======== DATA LINES ========
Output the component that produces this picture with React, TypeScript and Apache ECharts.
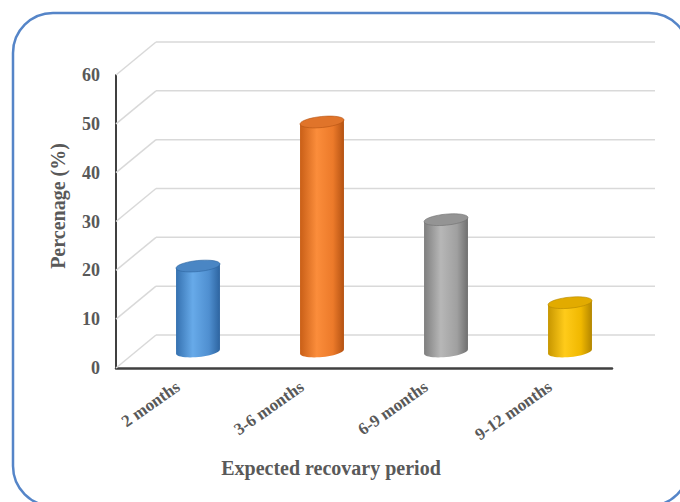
import React, { useEffect, useRef } from "react";
import * as echarts from "echarts";

// Expected recovery period vs. share of respondents (%)
const categories = ["2 months", "3-6 months", "6-9 months", "9-12 months"];
const percentages = [17.5, 47, 27, 10];
const yTicks = [0, 10, 20, 30, 40, 50, 60];

// Cylinder shading per bar: [edge dark, highlight, mid, right edge, top cap]
const barShades = [
  ["#3571b0", "#67aae9", "#4f8fd0", "#2d64a0", "#4a86c4"],
  ["#c95f17", "#fb8d3b", "#ec7a2a", "#b45212", "#e0742a"],
  ["#7e7e7e", "#b7b7b7", "#a0a0a0", "#6f6f6f", "#949494"],
  ["#c79600", "#ffcb1a", "#f0b800", "#b38600", "#e2ab00"],
];

const FONT = "'Liberation Serif', 'Times New Roman', serif";
const TEXT_COLOR = "#595959";
const DEPTH_X = 40;
const DEPTH_Y = -33;

function ellipsePoints(cx: number, cy: number, a: number, b: number, phi: number, t0: number, t1: number, n: number) {
  const pts: number[][] = [];
  const ux = Math.cos(phi), uy = -Math.sin(phi);
  const vx = Math.sin(phi), vy = Math.cos(phi);
  for (let i = 0; i <= n; i++) {
    const t = t0 + ((t1 - t0) * i) / n;
    pts.push([cx + a * Math.cos(t) * ux + b * Math.sin(t) * vx, cy + a * Math.cos(t) * uy + b * Math.sin(t) * vy]);
  }
  return pts;
}

export default function App() {
  const ref = useRef<HTMLDivElement>(null);

  useEffect(() => {
    if (!ref.current) return;
    const chart = echarts.init(ref.current, undefined, { renderer: "svg" });

    const option: any = {
      animation: false,
      backgroundColor: "#ffffff",
      grid: { left: 116, right: 68, top: 75, bottom: 134, containLabel: false },
      xAxis: {
        type: "category",
        data: categories,
        axisLine: { show: true, lineStyle: { color: "#404040", width: 2.5 } },
        axisTick: { show: false },
        axisLabel: {
          interval: 0,
          rotate: 35,
          margin: 17,
          color: TEXT_COLOR,
          fontFamily: FONT,
          fontWeight: "bold",
          fontSize: 17,
        },
        splitLine: { show: false },
      },
      yAxis: {
        type: "value",
        min: 0,
        max: 60,
        interval: 10,
        axisLine: { show: true, lineStyle: { color: "#404040", width: 2 } },
        axisTick: { show: false },
        axisLabel: {
          margin: 16,
          color: TEXT_COLOR,
          fontFamily: FONT,
          fontWeight: "bold",
          fontSize: 18,
        },
        splitLine: { show: false },
      },
      graphic: [
        {
          type: "rect",
          shape: { x: 13, y: 13, width: 676, height: 493, r: 40 },
          style: { fill: "none", stroke: "#5585c8", lineWidth: 2.5 },
          z: 0,
          silent: true,
        },
        {
          type: "text",
          x: 58,
          y: 206,
          rotation: Math.PI / 2,
          style: {
            text: "Percenage (%)",
            font: `bold 20px ${FONT}`,
            fill: TEXT_COLOR,
            textAlign: "center",
            textVerticalAlign: "middle",
          },
          silent: true,
        },
        {
          type: "text",
          x: 331,
          y: 468,
          style: {
            text: "Expected recovary period",
            font: `bold 20px ${FONT}`,
            fill: TEXT_COLOR,
            textAlign: "center",
            textVerticalAlign: "middle",
          },
          silent: true,
        },
      ],
      series: [
        {
          // back wall gridlines plus the receding side-wall lines
          type: "custom",
          z: 1,
          clip: false,
          silent: true,
          data: yTicks.map((v) => [0, v]),
          encode: { x: 0, y: 1 },
          renderItem: (params: any, api: any) => {
            const cs = params.coordSys;
            const y = api.coord([0, api.value(1)])[1];
            const x0 = cs.x;
            const style = { stroke: "#d9d9d9", lineWidth: 1.5 };
            return {
              type: "group",
              children: [
                { type: "line", shape: { x1: x0, y1: y, x2: x0 + DEPTH_X, y2: y + DEPTH_Y }, style },
                { type: "line", shape: { x1: x0 + DEPTH_X, y1: y + DEPTH_Y, x2: x0 + cs.width + DEPTH_X + 3, y2: y + DEPTH_Y }, style },
              ],
            };
          },
        },
        {
          // cylinders
          type: "custom",
          z: 3,
          clip: false,
          data: percentages.map((v, i) => [i, v]),
          encode: { x: 0, y: 1 },
          renderItem: (params: any, api: any) => {
            const idx = api.value(0);
            const val = api.value(1);
            const top = api.coord([idx, val]);
            const base = api.coord([idx, 0]);
            const cx = top[0] + DEPTH_X / 2;
            const yt = top[1] + DEPTH_Y / 2;
            const yb = base[1] + DEPTH_Y / 2;
            const a = api.size([1, 0])[0] * 0.178;
            const b = 5.5;
            const phi = 0.1;
            const sh = barShades[idx];
            const lowerArc = ellipsePoints(cx, yb, a, b, phi, Math.PI, 0, 24);
            const tl = [cx - a * Math.cos(phi), yt + a * Math.sin(phi)];
            const tr = [cx + a * Math.cos(phi), yt - a * Math.sin(phi)];
            const body = [tl, ...lowerArc, tr];
            const cap = ellipsePoints(cx, yt, a, b, phi, 0, Math.PI * 2, 40);
            return {
              type: "group",
              children: [
                {
                  type: "polygon",
                  shape: { points: body },
                  style: {
                    fill: new echarts.graphic.LinearGradient(0, 0, 1, 0, [
                      { offset: 0, color: sh[0] },
                      { offset: 0.38, color: sh[1] },
                      { offset: 0.75, color: sh[2] },
                      { offset: 1, color: sh[3] },
                    ]),
                  },
                },
                {
                  type: "polygon",
                  shape: { points: cap },
                  style: { fill: sh[4], stroke: sh[3], lineWidth: 0.6 },
                },
              ],
            };
          },
        },
      ],
    };

    chart.setOption(option);
    return () => chart.dispose();
  }, []);

  return (
    <div
      ref={ref}
      style={{ position: "fixed", left: 0, top: 0, width: 680, height: 502 }}
    />
  );
}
========
[BRIEF]: Set down again, exactly, the lines of the material above from its first line to the one with "const yTicks = [0, 10, 20, 30, 40, 50, 60];", inclusive. Leave the pictures out.

[FINAL ANSWER]:
Output the component that produces this picture with React, TypeScript and Apache ECharts.
import React, { useEffect, useRef } from "react";
import * as echarts from "echarts";

// Expected recovery period vs. share of respondents (%)
const categories = ["2 months", "3-6 months", "6-9 months", "9-12 months"];
const percentages = [17.5, 47, 27, 10];
const yTicks = [0, 10, 20, 30, 40, 50, 60];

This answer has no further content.